清澤のコメント:そもそも橋本病というのは慢性甲状腺炎であって、甲状腺機能は一般に低下するようです。その橋本病の眼症状はどんなものなのでしょうか?復習しておきましょう。

概要

背景:明白な眼症は、患者の約40%に有意な眼の変化が見られるグレーブス病と比較して、橋本甲状腺炎の患者ではまれであると推定されています。一方、観察すると、橋本甲状腺炎の患者では、より微妙な眼の変化、特に上眼瞼の後退(UER)と軽度の炎症の兆候がよく見られます。

方法:2004年から現在までシドニー(オーストラリア)で前向きに研究された橋本甲状腺炎の最近診断された患者の眼の徴候の有病率と特徴を決定しました。酵素免疫測定法で20人の患者の血清眼窩抗体を測定しました。

結果:橋本甲状腺炎患者の眼の徴候の全体的な有病率は34%であり、その約4分の1が慢性UER(上眼瞼の後退)であり、主な徴候として5mmを超える辺縁反射距離として決定されました。目の兆候と喫煙との間に相関関係はありませんでした。全体として、眼の徴候と陽性の抗体検査の間にはわずかな相関関係しかなく、研究の時点で眼の徴候がなかった患者の40%が抗体陽性でした。

結論:目の変化、特にUERは、橋本甲状腺炎の患者によく見られます。甲状腺刺激ホルモン受容体抗体は通常橋本甲状腺炎とは関連がないため、上眼瞼挙筋(まぶた)の自己免疫介在性損傷はこれらの抗体によるものではありません。まぶたの異常はほとんどの患者にとって小さな問題かもしれませんが、一部の患者にとっては外科的管理を必要とする大きな美容上の影響があります。
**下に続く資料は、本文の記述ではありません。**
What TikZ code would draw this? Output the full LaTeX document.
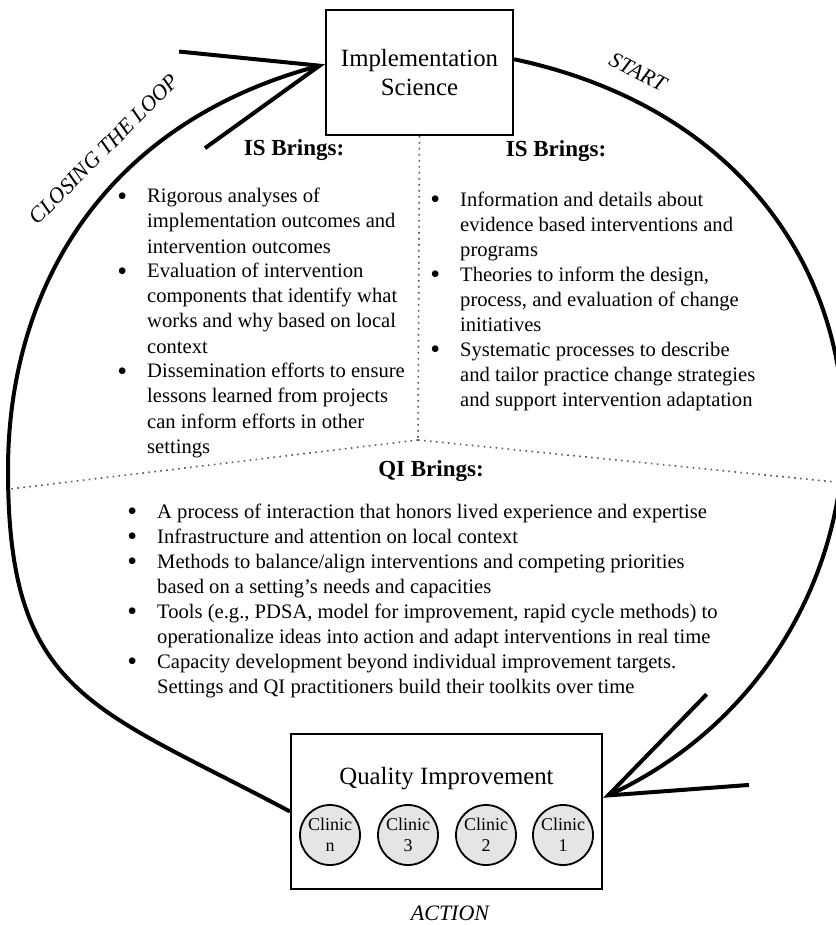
\documentclass[tikz,border=0pt]{standalone}
\usepackage{fontspec}
\setmainfont{Liberation Serif}
\usepackage{tikz}
\usetikzlibrary{arrows.meta}
\tikzset{
  loopline/.style={line width=2pt, -{Straight Barb[length=66pt,width=50pt]}},
  bigbox/.style={draw, line width=1pt, inner sep=0pt},
  clinic/.style={circle, draw, line width=0.9pt, fill=gray!20, minimum size=30pt,
    inner sep=0pt, align=center, font=\fontsize{9}{10.5}\selectfont},
  divider/.style={line width=0.8pt, gray!70!black, dash pattern=on 0.8pt off 2.2pt},
  heading/.style={font=\fontsize{11.5}{13}\selectfont\bfseries, inner sep=0pt, anchor=base},
  looplabel/.style={font=\fontsize{11}{13}\selectfont\itshape, inner sep=0pt},
  bullets/.style={font=\fontsize{10.3}{12.5}\selectfont, inner sep=0pt, anchor=base west}
}
\newcommand{\bul}{\raisebox{-1.1pt}{\fontsize{14}{12.5}\selectfont\textbullet}}

\begin{document}
\begin{tikzpicture}[x=0.5pt,y=0.5pt]
        \useasboundingbox (0,0) rectangle (835,-925);

        % Les deux boites
        \node[bigbox, minimum width=93.5pt, minimum height=62.5pt, align=center,
              font=\fontsize{12.4}{14.5}\selectfont] (is) at (419.5,-72.5) {Implementation\\Science};
        \node[bigbox, minimum width=155.5pt, minimum height=77.5pt] (qi) at (446.5,-811.5) {};
        \node[font=\fontsize{12.4}{14.5}\selectfont] (qititle) at (446.5,-779) {Quality Improvement};

        % Cliniques
        \node[clinic] (clinicn) at (330,-835) {Clinic\\n};
        \node[clinic] (clinic3) at (408,-835) {Clinic\\3};
        \node[clinic] (clinic2) at (486,-835) {Clinic\\2};
        \node[clinic] (clinic1) at (563,-835) {Clinic\\1};

        % Boucle
        \coordinate (lft) at (8,-470);
        \draw[loopline] (is.8) to[out=-12, in=25, out looseness=1.5, in looseness=1.25] (qi.5);
        \draw[loopline] (qi.west) to[out=152, in=-90, looseness=1.3] (lft)
              to[out=90, in=195, out looseness=0.9, in looseness=1.14] (is.175);
        \node[looplabel, rotate=-27] (start) at (638,-72) {START};
        \node[looplabel, rotate=45] (closing) at (104,-149) {CLOSING THE LOOP};
        \node[looplabel] (action) at (450,-913) {ACTION};

        % Separations en pointilles
        \coordinate (hub) at (418,-440);
        \coordinate (divl) at (10,-489);
        \coordinate (divr) at (835,-482);
        \draw[divider] (is.south) -- (hub);
        \draw[divider] (hub) -- (divl);
        \draw[divider] (hub) -- (divr);

        % IS Brings (gauche)
        \node[heading] (isleft) at (294,-156) {IS Brings:};
        \node[bullets] (islistleft) at (117,-203) {\begin{tabular}[t]{@{}l@{\hspace{10pt}}l@{}}
          \bul & Rigorous analyses of\\
               & implementation outcomes and\\
               & intervention outcomes\\
          \bul & Evaluation of intervention\\
               & components that identify what\\
               & works and why based on local\\
               & context\\
          \bul & Dissemination efforts to ensure\\
               & lessons learned from projects\\
               & can inform efforts in other\\
               & settings
        \end{tabular}};

        % IS Brings (droite)
        \node[heading] (isright) at (556,-157) {IS Brings:};
        \node[bullets] (islistright) at (430,-206) {\begin{tabular}[t]{@{}l@{\hspace{10pt}}l@{}}
          \bul & Information and details about\\
               & evidence based interventions and\\
               & programs\\
          \bul & Theories to inform the design,\\
               & process, and evaluation of change\\
               & initiatives\\
          \bul & Systematic processes to describe\\
               & and tailor practice change strategies\\
               & and support intervention adaptation
        \end{tabular}};

        % QI Brings
        \node[heading] (qihead) at (431,-476) {QI Brings:};
        \node[bullets] (qilist) at (127,-518) {\begin{tabular}[t]{@{}l@{\hspace{10pt}}l@{}}
          \bul & A process of interaction that honors lived experience and expertise\\
          \bul & Infrastructure and attention on local context\\
          \bul & Methods to balance/align interventions and competing priorities\\
               & based on a setting’s needs and capacities\\
          \bul & Tools (e.g., PDSA, model for improvement, rapid cycle methods) to\\
               & operationalize ideas into action and adapt interventions in real time\\
          \bul & Capacity development beyond individual improvement targets.\\
               & Settings and QI practitioners build their toolkits over time
        \end{tabular}};
\end{tikzpicture}
\end{document}
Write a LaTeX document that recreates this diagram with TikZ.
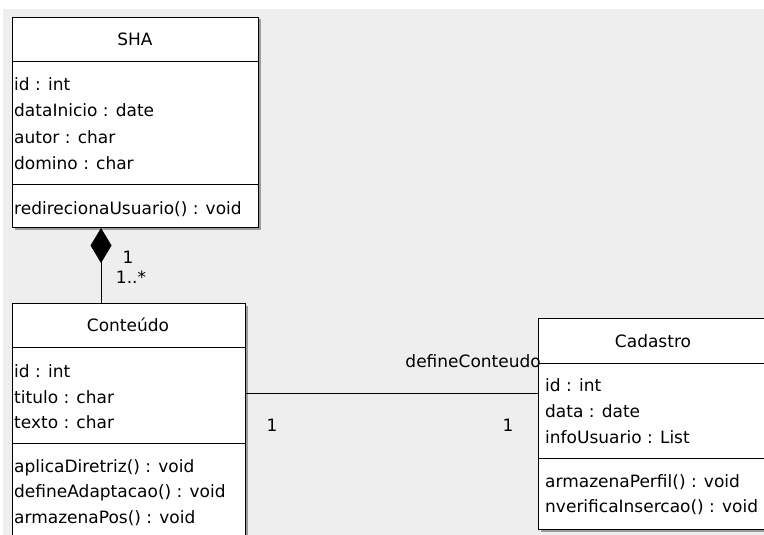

2010 Mar;20(3):287-90. doi: 10.1089/thy.2009.0199.

Eye and eyelid abnormalities are common in patients with Hashimoto’s thyroiditis

追記:

「橋本病(慢性甲状腺炎)」とはどのような病気ですか?

甲状腺ホルモンは、心臓や肝臓、腎臓、脳など全身の臓器に作用して代謝を盛んにするなど、大切な作用を持つホルモンです。橋本病(慢性甲状腺炎)は、この甲状腺ホルモンが少なくなる病気(甲状腺機能低下症)の代表的な疾患です。

「橋本病(慢性甲状腺炎)」の患者さんはどのくらいいるのですか

橋本病(慢性甲状腺炎)は非常に頻度の高い病気で、成人女性の10人に1人、成人男性の40人に1人にみられます。橋本病のうち甲状腺機能低下症になるのは4~5人に1人未満です。女性に多く、男女比は1:20~30くらいです。特に30~40代の女性に発症することが多く、幼児や学童はまれ。

「橋本病(慢性甲状腺炎)」の原因は?

橋本病(慢性甲状腺炎)は自己免疫疾患の一つです。自己免疫疾患とは、免疫が、自分の臓器・細胞を標的にしてしまうことで起きる病気の総称。橋本病では、免疫の異常によって甲状腺に慢性的に炎症が生じていることから、慢性甲状腺炎とも呼ばれる。この慢性炎症によって甲状腺組織が少しずつ壊され、甲状腺ホルモンが作られにくくなると、甲状腺機能低下症が生じます。バセドウ病と同様に、なぜ免疫の異常が生じるかはわかっていない。橋本病を持っている人が、強いストレスや妊娠・出産、ヨード過剰摂取(海藻類、薬剤、造影剤など)等をきっかけとして甲状腺機能低下症を発症し、橋本病が明らかになるのではないかと考えられている。

「橋本病(慢性甲状腺炎)」ではどのような症状がおきるか?

甲状腺が腫れてきて、くびの圧迫感や違和感が生じることがあります。甲状腺機能低下症になると、全身の代謝が低下することによって、無気力、疲れやすさ、全身のむくみ、寒がり、体重増加、便秘、かすれ声などが生じる。うつ病や認知症と間違われることもある。血液検査では、コレステロール高値や肝機能異常を認めることがあります。一時的に甲状腺ホルモンが過剰となり、「バセドウ病」と紛らわしい症状がでることがある。

「橋本病(慢性甲状腺炎)」ではどのような治療をおこないますか

甲状腺機能が正常の橋本病では、原則的に治療は必要ありません。甲状腺機能低下症がある場合は、合成T4製剤の内服を行います。

「橋本病(慢性甲状腺炎)」はどのような経過をたどるのですか

一旦、甲状腺機能低下症になると、生涯、甲状腺ホルモンの補充が必要になることが多いです。